- What are my rights as an employee who is the victim of domestic violence?
Your employer should not penalize you for taking time off to go to court for a Domestic Violence Protective Order (DVPO). You are required to follow your employer’s usual time-off policy or procedure. If your employer requires written documentation to explain your absence, you can ask the clerk of court to provide you with a note.
- What are my rights as a tenant who is the victim of domestic violence?
A landlord cannot discriminate against a tenant because the tenant is a victim of domestic violence.

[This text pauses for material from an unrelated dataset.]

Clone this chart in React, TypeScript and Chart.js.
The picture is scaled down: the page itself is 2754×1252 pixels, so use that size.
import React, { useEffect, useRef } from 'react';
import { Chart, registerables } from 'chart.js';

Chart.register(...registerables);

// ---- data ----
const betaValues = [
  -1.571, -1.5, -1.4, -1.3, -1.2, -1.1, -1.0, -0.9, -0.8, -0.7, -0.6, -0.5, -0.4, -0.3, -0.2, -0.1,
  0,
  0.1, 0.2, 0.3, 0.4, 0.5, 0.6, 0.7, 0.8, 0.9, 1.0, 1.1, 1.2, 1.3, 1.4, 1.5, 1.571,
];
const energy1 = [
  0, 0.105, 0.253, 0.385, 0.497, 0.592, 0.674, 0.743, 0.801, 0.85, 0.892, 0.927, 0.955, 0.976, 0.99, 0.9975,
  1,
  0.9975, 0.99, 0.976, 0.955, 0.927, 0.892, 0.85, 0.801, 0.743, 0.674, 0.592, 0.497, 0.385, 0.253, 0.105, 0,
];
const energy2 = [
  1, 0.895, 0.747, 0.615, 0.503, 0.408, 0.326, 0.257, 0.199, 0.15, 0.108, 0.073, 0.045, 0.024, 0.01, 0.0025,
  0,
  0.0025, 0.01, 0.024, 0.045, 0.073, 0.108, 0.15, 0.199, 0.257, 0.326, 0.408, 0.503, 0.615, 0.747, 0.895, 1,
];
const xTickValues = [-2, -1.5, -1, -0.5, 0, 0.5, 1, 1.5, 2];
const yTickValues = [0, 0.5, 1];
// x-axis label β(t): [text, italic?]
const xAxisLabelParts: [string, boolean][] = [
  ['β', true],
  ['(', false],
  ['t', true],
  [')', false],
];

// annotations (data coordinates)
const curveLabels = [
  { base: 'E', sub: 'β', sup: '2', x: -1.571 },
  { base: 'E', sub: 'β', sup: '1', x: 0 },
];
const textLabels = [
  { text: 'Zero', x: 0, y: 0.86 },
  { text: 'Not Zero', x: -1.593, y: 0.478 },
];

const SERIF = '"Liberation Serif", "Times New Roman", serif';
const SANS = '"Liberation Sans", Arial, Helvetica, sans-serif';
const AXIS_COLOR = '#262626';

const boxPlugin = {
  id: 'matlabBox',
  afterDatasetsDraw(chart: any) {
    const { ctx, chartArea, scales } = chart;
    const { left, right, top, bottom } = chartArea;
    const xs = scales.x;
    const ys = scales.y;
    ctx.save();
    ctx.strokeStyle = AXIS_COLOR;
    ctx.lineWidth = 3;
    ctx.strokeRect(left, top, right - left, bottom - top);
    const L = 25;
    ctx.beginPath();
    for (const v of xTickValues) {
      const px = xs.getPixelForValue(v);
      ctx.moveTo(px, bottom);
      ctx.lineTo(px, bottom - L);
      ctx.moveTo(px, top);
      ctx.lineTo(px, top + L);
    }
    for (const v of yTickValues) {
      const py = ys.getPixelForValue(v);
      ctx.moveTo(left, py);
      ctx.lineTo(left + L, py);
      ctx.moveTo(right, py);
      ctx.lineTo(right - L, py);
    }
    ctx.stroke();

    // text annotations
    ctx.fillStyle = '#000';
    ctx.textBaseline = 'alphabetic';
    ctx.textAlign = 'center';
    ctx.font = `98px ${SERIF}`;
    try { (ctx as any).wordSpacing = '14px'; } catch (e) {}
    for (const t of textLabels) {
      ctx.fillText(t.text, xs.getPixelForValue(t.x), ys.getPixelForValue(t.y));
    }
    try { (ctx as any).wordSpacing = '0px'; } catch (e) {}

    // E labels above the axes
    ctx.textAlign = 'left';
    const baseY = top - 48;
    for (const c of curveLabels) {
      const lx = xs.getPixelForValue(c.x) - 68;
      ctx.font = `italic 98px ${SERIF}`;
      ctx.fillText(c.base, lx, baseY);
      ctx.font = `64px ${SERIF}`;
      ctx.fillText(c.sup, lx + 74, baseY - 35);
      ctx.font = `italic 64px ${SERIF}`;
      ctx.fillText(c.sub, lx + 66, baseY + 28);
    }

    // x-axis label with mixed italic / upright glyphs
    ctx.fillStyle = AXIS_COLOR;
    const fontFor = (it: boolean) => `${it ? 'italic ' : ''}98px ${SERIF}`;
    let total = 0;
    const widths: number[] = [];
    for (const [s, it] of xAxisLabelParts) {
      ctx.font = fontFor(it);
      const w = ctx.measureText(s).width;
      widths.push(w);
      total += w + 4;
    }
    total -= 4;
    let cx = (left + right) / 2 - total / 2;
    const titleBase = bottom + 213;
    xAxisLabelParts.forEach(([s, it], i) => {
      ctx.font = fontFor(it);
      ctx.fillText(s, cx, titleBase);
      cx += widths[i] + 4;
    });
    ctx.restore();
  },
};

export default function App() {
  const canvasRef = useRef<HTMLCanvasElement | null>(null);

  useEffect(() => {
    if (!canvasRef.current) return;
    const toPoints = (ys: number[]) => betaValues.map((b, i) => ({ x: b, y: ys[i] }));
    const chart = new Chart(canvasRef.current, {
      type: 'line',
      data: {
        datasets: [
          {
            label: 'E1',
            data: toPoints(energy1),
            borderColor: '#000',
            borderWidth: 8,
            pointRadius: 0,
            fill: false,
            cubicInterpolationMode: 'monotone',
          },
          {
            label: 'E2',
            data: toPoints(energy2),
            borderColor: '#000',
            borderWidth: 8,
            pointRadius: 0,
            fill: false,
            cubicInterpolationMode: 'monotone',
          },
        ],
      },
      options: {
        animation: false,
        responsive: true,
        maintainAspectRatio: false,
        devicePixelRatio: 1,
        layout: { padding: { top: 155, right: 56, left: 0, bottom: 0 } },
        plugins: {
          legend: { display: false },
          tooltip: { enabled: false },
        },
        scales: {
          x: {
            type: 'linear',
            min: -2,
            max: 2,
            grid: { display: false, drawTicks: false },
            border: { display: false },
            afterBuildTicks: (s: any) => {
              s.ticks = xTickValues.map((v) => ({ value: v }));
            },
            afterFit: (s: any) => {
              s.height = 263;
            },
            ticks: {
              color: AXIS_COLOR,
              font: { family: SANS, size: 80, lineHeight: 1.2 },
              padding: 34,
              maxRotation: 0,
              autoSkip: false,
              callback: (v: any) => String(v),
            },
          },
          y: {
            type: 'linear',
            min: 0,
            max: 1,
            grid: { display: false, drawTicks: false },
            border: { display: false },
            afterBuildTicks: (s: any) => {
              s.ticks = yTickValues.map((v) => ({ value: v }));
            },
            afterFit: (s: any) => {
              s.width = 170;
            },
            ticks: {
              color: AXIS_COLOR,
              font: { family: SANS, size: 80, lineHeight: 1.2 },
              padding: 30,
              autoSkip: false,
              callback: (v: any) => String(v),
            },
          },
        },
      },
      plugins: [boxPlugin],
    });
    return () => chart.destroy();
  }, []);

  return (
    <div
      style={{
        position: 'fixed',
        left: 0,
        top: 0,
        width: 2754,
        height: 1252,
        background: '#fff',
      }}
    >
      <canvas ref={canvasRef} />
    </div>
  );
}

You may terminate your lease on 30 days’ notice to your landlord if you give your landlord a copy of either 1) a DVPO or 50C order that was issued after the defendant was served (this does not include an ex parte order), 2) a criminal order that prohibits the defendant from having contact with you, or 3) an Address Confidentiality Program card. You must also give your landlord a copy of a safety plan, which you can create with the help of your local domestic violence or sexual assault agency. Once you submit these documents, your landlord can charge you rent for the following 30 days, but cannot charge other fees for early termination, such as refusing to return your security deposit.

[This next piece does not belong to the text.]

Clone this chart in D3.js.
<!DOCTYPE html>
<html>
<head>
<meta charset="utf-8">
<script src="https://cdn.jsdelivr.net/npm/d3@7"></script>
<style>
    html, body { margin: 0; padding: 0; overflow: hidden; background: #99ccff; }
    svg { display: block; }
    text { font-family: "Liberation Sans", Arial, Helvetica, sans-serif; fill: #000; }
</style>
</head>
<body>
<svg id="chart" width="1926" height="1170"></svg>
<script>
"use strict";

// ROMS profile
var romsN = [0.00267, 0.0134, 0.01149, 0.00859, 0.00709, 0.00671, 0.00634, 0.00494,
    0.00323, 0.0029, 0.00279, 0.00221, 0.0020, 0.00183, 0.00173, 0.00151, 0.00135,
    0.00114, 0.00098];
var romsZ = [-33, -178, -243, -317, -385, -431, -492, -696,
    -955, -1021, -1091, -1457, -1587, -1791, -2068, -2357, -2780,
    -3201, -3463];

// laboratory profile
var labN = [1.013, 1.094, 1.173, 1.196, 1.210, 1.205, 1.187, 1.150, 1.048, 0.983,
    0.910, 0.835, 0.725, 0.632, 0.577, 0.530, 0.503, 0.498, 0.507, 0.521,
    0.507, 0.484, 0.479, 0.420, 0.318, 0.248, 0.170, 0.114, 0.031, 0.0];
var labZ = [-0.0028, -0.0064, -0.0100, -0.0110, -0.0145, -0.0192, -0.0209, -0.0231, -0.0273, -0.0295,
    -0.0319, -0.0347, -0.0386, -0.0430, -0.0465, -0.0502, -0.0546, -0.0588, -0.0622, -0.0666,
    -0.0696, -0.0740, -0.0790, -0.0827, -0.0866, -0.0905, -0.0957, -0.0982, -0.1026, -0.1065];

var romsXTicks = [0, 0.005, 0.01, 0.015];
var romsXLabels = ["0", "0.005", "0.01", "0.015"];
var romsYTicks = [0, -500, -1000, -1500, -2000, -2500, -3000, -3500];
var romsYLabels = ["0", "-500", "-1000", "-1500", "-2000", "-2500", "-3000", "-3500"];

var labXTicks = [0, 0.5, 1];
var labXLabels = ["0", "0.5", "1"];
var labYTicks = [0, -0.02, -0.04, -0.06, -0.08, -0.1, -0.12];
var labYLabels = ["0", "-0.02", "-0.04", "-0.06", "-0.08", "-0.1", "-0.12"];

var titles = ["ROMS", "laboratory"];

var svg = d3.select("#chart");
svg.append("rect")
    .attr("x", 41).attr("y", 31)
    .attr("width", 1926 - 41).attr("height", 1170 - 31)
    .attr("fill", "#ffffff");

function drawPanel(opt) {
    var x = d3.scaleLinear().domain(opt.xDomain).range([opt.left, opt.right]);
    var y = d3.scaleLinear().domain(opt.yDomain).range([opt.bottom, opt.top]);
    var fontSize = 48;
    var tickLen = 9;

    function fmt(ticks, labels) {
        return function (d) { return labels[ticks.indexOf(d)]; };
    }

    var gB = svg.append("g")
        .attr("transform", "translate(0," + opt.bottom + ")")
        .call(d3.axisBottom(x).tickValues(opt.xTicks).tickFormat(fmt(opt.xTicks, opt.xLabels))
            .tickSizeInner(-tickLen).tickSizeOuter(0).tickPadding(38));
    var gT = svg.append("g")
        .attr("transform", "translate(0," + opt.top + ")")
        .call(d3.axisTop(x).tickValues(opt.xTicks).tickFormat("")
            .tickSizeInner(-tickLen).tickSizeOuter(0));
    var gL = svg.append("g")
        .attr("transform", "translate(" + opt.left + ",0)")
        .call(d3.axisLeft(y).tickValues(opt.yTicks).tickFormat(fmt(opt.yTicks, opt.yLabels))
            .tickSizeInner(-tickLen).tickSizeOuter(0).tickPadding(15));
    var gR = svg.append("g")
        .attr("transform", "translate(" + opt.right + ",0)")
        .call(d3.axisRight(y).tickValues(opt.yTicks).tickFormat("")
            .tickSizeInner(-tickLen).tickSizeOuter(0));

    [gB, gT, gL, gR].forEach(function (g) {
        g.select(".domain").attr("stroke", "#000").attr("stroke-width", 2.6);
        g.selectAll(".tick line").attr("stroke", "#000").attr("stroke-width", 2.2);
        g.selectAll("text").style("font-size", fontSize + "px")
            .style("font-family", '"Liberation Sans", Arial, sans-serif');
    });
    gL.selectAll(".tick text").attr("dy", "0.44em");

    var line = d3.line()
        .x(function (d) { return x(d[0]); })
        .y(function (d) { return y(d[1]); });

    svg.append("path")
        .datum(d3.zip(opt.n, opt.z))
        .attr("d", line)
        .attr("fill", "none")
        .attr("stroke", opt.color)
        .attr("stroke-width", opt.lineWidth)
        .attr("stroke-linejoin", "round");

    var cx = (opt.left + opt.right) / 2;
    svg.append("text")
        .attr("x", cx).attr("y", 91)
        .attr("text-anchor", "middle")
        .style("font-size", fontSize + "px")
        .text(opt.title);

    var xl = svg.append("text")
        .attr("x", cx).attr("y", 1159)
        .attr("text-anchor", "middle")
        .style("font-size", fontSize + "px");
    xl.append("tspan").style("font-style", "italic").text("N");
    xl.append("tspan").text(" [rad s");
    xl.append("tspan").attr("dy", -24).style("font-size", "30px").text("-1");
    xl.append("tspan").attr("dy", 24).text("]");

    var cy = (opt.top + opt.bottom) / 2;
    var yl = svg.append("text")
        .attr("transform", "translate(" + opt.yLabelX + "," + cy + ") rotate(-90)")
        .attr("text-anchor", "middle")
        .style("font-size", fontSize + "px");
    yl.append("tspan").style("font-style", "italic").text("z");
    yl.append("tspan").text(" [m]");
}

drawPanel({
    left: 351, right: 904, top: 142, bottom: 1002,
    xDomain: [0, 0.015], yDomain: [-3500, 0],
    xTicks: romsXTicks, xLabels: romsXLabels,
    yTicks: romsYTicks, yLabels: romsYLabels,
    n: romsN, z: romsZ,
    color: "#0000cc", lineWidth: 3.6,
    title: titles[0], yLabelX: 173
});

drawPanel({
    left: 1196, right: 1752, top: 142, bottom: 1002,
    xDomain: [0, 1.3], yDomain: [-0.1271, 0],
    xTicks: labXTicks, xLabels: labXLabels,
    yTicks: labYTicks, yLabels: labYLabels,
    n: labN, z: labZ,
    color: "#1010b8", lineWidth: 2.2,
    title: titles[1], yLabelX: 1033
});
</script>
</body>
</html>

If the perpetrator is not on the lease for your home, you can request that your landlord change the locks and do not need to provide documentation of the domestic violence. The landlord is required to either change the locks or allow you to do so. If the perpetrator is on your lease, the landlord is required to change the locks if you give the landlord a copy of a DVPO or other court order requiring the perpetrator to stay away from your home. The landlord can charge you for the cost of changing the locks.

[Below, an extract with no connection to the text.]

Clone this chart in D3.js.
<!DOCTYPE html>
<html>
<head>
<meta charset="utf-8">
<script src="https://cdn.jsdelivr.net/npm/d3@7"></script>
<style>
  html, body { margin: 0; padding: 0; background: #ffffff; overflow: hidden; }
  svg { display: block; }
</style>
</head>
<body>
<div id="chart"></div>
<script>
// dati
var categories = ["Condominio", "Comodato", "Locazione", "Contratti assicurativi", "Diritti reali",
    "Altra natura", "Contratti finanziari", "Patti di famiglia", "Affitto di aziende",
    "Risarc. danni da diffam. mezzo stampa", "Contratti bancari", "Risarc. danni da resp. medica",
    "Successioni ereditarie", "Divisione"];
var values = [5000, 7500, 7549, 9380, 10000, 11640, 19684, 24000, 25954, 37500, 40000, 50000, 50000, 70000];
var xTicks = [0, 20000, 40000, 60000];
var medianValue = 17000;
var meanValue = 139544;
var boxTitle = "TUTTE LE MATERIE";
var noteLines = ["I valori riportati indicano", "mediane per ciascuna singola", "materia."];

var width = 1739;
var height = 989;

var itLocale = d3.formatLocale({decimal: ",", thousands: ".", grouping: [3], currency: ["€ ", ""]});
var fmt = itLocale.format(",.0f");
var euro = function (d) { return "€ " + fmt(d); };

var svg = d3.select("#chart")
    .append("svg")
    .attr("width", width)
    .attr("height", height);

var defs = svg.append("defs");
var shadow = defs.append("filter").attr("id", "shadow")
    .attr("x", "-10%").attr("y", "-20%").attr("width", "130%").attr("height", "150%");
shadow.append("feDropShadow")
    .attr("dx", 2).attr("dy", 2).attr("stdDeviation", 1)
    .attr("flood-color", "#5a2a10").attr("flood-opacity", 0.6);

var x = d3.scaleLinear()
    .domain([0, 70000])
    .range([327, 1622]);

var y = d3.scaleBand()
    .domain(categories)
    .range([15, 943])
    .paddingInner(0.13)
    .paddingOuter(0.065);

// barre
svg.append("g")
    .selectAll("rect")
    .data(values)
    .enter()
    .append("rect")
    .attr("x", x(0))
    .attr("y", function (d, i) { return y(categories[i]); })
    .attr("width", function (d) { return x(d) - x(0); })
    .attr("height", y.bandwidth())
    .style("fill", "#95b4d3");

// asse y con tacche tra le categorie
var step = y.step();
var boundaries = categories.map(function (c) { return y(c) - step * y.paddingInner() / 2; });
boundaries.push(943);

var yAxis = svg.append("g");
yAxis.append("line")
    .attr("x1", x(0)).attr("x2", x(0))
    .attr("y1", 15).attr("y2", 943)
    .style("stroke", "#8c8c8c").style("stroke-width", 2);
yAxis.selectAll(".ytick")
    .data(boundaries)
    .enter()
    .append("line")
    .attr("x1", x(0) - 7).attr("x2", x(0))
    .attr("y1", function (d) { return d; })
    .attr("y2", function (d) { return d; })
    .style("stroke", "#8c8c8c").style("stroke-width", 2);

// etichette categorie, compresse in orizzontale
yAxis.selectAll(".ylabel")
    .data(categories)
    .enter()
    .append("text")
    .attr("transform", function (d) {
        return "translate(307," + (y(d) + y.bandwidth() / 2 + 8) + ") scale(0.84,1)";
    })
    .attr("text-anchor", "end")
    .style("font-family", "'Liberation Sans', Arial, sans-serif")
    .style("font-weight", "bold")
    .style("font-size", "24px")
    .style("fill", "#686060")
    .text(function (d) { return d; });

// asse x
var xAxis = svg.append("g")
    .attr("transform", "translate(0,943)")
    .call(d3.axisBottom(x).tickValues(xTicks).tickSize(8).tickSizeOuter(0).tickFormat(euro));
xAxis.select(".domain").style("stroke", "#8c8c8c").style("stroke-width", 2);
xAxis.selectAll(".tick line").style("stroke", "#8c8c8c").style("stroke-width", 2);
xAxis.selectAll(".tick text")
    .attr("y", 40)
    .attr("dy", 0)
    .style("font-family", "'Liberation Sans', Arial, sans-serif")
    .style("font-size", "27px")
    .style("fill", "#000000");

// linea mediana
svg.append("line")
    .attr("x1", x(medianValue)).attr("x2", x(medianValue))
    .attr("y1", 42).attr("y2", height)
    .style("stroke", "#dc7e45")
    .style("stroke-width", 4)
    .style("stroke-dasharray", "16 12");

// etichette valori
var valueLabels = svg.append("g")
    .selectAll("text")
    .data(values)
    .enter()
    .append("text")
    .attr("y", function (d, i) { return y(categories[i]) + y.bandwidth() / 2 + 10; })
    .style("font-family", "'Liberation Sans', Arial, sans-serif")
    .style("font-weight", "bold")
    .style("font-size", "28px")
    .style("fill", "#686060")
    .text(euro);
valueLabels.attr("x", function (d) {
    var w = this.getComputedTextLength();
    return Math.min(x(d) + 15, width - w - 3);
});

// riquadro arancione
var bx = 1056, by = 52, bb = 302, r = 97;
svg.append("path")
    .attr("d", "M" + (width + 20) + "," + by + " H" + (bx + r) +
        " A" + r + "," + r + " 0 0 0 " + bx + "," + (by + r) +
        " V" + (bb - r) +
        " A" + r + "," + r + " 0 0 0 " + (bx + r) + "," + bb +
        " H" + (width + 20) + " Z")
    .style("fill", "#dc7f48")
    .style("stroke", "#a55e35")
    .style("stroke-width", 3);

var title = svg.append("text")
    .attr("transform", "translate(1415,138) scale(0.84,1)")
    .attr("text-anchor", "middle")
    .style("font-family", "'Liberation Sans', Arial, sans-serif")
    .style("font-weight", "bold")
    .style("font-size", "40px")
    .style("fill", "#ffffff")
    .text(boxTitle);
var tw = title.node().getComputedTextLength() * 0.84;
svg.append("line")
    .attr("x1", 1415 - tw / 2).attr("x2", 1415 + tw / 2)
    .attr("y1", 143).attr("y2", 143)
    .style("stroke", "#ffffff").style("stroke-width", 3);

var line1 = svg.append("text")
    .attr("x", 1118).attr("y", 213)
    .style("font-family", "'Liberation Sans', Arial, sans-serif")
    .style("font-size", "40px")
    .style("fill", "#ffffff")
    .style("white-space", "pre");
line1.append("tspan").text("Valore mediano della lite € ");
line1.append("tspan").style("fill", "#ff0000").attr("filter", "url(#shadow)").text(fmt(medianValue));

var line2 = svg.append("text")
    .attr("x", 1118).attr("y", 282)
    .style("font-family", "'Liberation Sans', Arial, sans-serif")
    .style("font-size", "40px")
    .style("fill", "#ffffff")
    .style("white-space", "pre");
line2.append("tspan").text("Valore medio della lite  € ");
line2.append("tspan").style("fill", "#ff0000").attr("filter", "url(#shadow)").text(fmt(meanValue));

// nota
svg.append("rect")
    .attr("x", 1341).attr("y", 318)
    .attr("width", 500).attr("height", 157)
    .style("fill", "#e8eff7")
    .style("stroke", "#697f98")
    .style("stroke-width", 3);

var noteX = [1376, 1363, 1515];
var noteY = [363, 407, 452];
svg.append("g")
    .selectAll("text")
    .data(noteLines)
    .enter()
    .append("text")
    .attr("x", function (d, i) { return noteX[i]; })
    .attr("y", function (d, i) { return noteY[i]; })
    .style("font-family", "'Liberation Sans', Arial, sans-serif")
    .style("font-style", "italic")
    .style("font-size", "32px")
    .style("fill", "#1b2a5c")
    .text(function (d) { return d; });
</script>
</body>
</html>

- What is the Address Confidentiality Program?
The Address Confidentiality Program is a program operated by the North Carolina Attorney General’s Office to keep the addresses of victims of domestic violence, sexual assault, and stalking out of public records. You can learn more about this program and sign up by calling (919) 716-6785 or visiting the program’s website. Your local domestic violence agency also may be able to assist you in signing up for this program.
- What is the Victim Compensation Program?
The Victim Compensation Program is a program run by North Carolina state government to pay the medical bills and lost wages of victims resulting from crime, including domestic violence and sexual assault. You can learn more about this program and submit an application for assistance by calling (919) 733-7974 or visiting the program’s website. Your local domestic violence agency also may be able to assist you with your application.
- How will getting a DVPO affect my child custody case?
Judges are required to consider domestic violence as a factor in child custody cases, whether or not there is a DVPO. The judge will also consider all other relevant factors in the case, including anything that affects the best interests of the child. You should consult with an attorney about your specific situation.